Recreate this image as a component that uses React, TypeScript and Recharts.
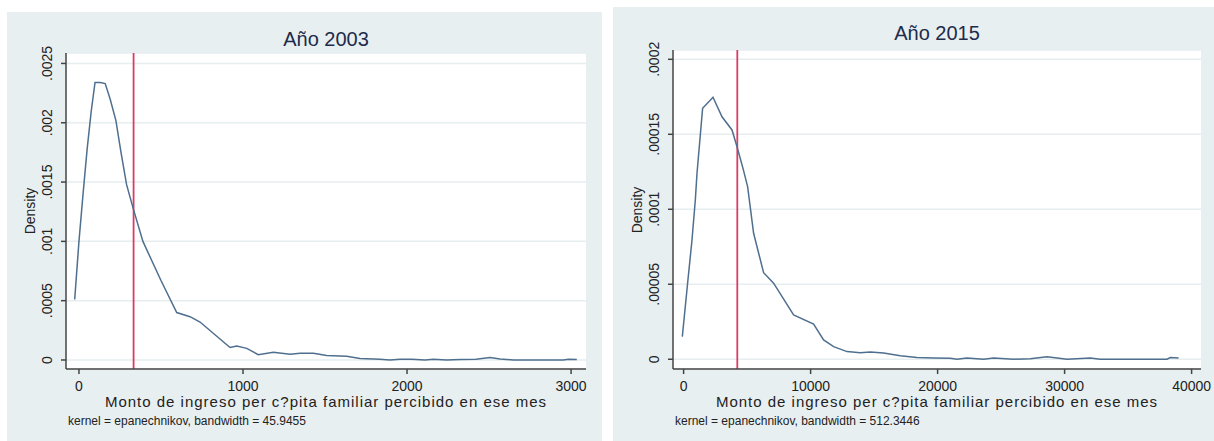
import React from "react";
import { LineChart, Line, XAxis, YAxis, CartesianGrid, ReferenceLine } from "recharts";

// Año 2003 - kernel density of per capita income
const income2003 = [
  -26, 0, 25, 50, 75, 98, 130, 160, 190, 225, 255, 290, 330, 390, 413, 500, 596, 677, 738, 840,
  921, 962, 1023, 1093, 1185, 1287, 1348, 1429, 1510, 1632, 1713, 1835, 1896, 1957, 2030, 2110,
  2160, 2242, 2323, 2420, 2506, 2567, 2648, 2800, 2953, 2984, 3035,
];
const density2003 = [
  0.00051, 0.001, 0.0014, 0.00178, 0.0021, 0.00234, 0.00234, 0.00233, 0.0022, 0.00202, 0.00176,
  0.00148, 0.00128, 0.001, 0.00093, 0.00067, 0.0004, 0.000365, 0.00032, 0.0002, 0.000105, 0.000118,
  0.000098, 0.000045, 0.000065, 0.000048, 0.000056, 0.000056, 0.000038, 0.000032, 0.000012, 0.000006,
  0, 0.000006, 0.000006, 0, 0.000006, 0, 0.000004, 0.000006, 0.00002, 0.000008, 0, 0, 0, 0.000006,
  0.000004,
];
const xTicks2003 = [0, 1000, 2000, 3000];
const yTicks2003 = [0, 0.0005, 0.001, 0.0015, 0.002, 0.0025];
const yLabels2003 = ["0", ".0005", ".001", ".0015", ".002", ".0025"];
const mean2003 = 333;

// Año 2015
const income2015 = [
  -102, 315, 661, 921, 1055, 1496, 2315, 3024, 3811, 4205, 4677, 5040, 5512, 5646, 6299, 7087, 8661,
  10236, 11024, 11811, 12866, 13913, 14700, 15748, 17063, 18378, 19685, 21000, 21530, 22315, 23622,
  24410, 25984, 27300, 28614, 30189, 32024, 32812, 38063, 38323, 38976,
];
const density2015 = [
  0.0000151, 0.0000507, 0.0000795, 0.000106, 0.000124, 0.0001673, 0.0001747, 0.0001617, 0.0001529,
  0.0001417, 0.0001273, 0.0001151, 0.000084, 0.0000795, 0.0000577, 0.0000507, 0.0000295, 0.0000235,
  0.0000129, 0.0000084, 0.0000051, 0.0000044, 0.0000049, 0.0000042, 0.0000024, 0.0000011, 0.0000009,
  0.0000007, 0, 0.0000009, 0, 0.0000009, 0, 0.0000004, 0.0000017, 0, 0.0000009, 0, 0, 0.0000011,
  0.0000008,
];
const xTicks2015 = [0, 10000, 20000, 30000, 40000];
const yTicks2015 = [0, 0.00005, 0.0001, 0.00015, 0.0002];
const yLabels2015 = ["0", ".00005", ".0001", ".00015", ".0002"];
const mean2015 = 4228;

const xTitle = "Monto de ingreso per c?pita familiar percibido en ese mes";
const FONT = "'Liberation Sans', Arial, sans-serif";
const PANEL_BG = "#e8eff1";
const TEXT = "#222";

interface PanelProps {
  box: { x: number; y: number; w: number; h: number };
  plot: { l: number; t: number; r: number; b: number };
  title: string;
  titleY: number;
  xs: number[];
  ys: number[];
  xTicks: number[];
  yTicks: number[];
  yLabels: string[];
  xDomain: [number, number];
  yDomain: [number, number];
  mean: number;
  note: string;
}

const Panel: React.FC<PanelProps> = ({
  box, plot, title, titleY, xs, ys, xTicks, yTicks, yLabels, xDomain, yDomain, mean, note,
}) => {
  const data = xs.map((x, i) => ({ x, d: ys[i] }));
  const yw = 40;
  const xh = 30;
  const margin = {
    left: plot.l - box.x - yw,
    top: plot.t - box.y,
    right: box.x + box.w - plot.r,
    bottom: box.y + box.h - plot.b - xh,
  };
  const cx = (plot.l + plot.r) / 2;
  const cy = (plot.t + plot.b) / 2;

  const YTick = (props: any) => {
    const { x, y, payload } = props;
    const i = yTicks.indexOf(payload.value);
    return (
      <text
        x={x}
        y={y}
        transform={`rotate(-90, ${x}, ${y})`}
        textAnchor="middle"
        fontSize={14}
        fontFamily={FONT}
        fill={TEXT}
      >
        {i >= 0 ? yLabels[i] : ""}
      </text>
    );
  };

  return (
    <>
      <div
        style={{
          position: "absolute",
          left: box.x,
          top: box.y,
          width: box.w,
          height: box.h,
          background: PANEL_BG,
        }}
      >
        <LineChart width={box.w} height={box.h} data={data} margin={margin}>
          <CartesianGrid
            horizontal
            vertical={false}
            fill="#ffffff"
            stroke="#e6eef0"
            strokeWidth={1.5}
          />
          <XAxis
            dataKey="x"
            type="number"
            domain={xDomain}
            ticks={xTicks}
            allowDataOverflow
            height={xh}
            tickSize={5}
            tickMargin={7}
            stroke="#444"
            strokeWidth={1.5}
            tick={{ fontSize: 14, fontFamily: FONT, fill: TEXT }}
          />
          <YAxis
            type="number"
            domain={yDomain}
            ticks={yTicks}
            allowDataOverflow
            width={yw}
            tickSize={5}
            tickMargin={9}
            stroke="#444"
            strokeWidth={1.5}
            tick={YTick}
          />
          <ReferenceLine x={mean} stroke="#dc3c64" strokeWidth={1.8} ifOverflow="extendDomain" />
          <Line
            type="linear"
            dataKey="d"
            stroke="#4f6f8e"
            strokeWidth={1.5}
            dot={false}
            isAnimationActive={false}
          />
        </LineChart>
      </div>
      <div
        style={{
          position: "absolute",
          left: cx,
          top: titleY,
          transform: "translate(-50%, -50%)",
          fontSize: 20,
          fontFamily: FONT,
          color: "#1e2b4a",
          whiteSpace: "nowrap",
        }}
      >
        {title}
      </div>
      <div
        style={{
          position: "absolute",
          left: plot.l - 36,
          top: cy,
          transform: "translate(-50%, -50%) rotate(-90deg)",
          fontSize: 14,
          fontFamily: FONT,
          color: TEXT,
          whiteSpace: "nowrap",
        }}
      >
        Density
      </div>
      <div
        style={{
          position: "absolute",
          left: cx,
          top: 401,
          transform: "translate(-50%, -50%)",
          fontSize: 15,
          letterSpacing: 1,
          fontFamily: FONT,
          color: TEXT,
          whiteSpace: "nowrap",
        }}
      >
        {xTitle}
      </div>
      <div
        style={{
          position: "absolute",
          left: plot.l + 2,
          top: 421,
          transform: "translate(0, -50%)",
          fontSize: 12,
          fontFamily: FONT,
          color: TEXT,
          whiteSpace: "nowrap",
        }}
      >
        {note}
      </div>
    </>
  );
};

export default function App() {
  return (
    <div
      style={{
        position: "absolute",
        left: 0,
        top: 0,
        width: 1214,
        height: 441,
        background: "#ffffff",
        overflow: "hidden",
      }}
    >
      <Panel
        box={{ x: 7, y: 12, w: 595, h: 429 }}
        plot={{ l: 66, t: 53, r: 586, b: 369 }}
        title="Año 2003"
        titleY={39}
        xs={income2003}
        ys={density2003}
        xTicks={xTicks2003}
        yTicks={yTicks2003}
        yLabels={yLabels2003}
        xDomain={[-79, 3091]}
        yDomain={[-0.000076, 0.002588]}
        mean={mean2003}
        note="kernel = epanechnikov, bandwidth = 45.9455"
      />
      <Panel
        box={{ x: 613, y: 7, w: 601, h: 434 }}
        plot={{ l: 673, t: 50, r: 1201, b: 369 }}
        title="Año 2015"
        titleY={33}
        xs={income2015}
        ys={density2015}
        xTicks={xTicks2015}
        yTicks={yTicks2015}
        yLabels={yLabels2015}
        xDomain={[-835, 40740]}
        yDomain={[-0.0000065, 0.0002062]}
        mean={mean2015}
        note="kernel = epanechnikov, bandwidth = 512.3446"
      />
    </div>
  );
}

...

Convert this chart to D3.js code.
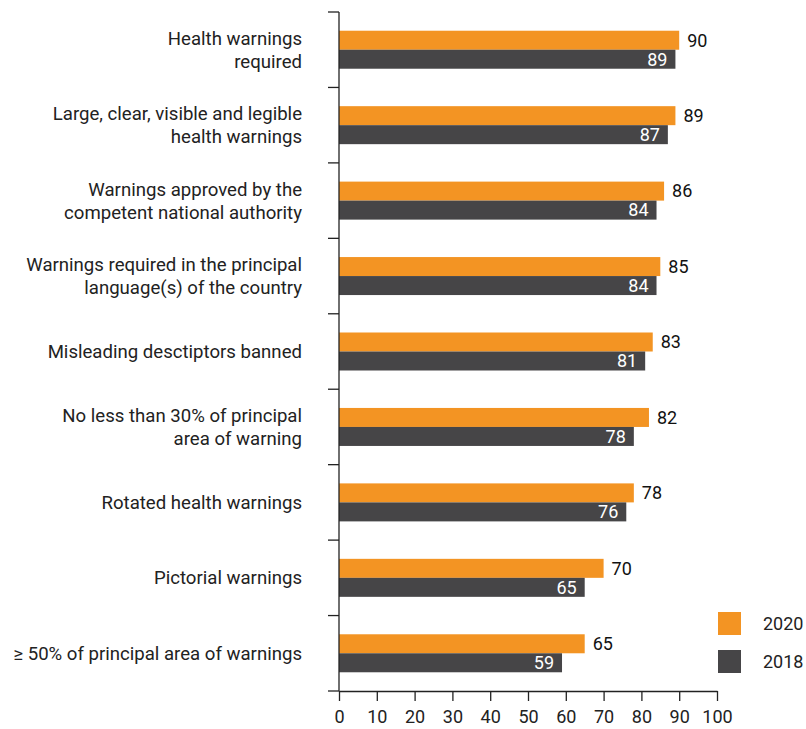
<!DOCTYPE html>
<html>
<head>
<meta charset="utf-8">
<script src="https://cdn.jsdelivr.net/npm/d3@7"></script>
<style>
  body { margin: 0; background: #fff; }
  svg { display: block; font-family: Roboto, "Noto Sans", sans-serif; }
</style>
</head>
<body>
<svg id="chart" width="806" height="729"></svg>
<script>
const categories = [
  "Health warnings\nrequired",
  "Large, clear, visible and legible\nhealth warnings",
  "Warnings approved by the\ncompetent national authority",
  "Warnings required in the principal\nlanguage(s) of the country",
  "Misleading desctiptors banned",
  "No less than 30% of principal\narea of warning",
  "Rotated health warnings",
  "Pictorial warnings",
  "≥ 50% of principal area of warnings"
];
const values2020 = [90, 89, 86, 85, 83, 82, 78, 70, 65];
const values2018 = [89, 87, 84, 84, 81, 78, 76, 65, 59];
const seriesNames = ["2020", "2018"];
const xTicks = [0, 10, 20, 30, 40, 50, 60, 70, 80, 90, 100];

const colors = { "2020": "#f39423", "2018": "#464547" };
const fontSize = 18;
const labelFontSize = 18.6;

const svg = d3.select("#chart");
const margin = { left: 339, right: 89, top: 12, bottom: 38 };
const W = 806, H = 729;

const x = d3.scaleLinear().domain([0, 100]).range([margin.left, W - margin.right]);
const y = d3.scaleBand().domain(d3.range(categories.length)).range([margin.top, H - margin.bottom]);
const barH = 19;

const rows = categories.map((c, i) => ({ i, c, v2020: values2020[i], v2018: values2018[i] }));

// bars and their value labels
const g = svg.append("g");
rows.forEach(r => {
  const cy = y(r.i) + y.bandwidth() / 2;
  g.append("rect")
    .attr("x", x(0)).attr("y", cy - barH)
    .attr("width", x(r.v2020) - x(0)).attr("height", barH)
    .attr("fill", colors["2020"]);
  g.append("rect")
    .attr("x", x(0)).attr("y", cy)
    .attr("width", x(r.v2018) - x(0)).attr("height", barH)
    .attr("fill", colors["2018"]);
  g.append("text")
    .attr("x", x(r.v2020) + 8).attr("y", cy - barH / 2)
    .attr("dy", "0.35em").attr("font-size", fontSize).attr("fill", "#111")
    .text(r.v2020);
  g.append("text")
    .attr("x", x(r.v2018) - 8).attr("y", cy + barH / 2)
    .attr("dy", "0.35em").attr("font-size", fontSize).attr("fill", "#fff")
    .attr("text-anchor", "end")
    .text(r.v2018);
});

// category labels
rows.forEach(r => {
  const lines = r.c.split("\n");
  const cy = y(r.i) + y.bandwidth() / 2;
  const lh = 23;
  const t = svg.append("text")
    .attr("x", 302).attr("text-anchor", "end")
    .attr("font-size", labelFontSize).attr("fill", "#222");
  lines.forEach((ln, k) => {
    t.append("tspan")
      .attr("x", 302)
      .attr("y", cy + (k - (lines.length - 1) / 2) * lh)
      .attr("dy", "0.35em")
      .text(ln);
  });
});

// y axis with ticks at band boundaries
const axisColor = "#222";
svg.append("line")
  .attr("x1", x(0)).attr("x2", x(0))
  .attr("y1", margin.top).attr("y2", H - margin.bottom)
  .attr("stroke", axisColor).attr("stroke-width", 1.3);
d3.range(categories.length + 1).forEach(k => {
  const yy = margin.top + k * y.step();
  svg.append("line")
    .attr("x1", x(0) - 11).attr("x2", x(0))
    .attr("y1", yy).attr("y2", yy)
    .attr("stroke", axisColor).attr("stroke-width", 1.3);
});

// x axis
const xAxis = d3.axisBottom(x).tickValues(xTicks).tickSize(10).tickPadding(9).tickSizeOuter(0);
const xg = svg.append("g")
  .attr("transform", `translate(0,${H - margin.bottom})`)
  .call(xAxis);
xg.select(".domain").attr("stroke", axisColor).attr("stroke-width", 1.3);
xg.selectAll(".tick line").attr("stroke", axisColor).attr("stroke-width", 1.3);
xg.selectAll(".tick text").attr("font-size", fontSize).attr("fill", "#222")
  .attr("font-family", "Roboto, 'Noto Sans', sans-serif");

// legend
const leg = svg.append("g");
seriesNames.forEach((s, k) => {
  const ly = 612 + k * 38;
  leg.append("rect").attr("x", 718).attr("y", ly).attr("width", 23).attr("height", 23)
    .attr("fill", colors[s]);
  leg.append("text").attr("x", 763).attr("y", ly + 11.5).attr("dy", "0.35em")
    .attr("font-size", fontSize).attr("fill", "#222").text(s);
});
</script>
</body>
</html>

--

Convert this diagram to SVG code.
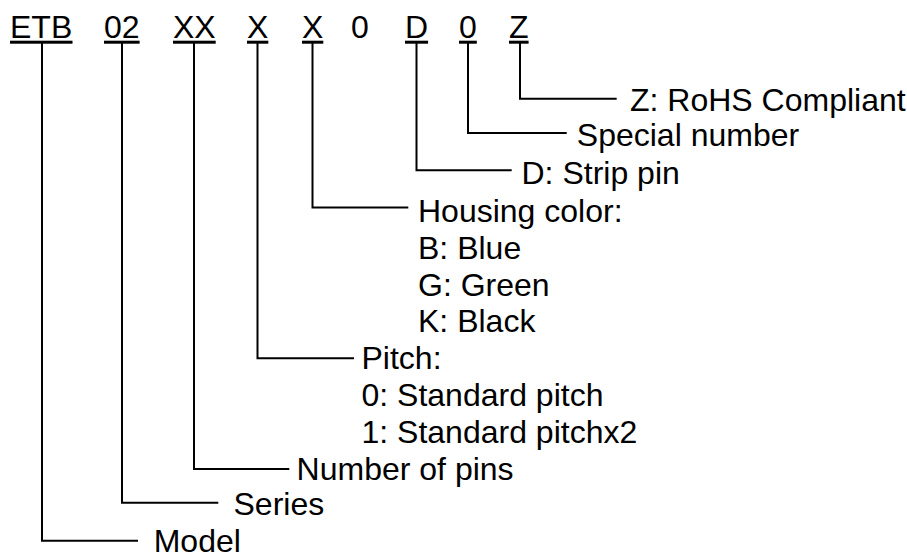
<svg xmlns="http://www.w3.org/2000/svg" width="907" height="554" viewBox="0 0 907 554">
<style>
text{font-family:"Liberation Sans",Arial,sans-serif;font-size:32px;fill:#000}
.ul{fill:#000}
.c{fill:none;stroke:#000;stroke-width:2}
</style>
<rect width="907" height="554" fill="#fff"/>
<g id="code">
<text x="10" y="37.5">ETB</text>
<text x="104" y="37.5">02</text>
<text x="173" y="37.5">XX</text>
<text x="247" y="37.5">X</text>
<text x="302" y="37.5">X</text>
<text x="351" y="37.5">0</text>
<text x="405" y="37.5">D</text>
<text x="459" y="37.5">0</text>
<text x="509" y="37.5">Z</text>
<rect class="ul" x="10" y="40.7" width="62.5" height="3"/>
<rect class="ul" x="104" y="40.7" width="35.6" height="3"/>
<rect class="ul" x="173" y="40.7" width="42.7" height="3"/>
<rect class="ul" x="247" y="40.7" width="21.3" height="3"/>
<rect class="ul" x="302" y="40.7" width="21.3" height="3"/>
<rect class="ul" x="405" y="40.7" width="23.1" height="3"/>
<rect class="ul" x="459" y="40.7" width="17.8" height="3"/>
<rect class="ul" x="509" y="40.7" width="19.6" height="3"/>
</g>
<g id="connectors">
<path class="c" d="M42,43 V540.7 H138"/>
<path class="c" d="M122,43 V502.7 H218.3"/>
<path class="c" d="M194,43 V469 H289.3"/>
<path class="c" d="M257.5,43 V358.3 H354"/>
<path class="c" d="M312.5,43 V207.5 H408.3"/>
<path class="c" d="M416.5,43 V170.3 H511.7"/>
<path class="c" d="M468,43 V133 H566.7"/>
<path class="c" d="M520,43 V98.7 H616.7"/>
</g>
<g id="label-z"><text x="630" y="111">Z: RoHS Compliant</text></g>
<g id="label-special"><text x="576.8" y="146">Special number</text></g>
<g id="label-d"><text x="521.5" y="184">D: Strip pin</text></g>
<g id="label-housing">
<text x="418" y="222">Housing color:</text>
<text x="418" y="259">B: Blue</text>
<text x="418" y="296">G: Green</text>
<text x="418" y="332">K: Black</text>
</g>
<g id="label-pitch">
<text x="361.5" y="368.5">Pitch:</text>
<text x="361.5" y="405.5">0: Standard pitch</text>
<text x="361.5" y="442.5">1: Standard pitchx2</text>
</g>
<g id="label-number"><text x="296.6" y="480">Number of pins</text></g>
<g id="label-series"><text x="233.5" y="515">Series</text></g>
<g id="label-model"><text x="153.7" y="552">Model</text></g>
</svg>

(WHAT YOU ARE ASKED TO DO):
Repeat exactly the lines above, from the line that contains "Convert this chart to D3.js code." down through the line that contains "const rows = categories.map((c, i)". Include both of those lines and none of the pictures.

(SOLUTION TO THIS TASK):
Convert this chart to D3.js code.
<!DOCTYPE html>
<html>
<head>
<meta charset="utf-8">
<script src="https://cdn.jsdelivr.net/npm/d3@7"></script>
<style>
  body { margin: 0; background: #fff; }
  svg { display: block; font-family: Roboto, "Noto Sans", sans-serif; }
</style>
</head>
<body>
<svg id="chart" width="806" height="729"></svg>
<script>
const categories = [
  "Health warnings\nrequired",
  "Large, clear, visible and legible\nhealth warnings",
  "Warnings approved by the\ncompetent national authority",
  "Warnings required in the principal\nlanguage(s) of the country",
  "Misleading desctiptors banned",
  "No less than 30% of principal\narea of warning",
  "Rotated health warnings",
  "Pictorial warnings",
  "≥ 50% of principal area of warnings"
];
const values2020 = [90, 89, 86, 85, 83, 82, 78, 70, 65];
const values2018 = [89, 87, 84, 84, 81, 78, 76, 65, 59];
const seriesNames = ["2020", "2018"];
const xTicks = [0, 10, 20, 30, 40, 50, 60, 70, 80, 90, 100];

const colors = { "2020": "#f39423", "2018": "#464547" };
const fontSize = 18;
const labelFontSize = 18.6;

const svg = d3.select("#chart");
const margin = { left: 339, right: 89, top: 12, bottom: 38 };
const W = 806, H = 729;

const x = d3.scaleLinear().domain([0, 100]).range([margin.left, W - margin.right]);
const y = d3.scaleBand().domain(d3.range(categories.length)).range([margin.top, H - margin.bottom]);
const barH = 19;

const rows = categories.map((c, i) => ({ i, c, v2020: values2020[i], v2018: values2018[i] }));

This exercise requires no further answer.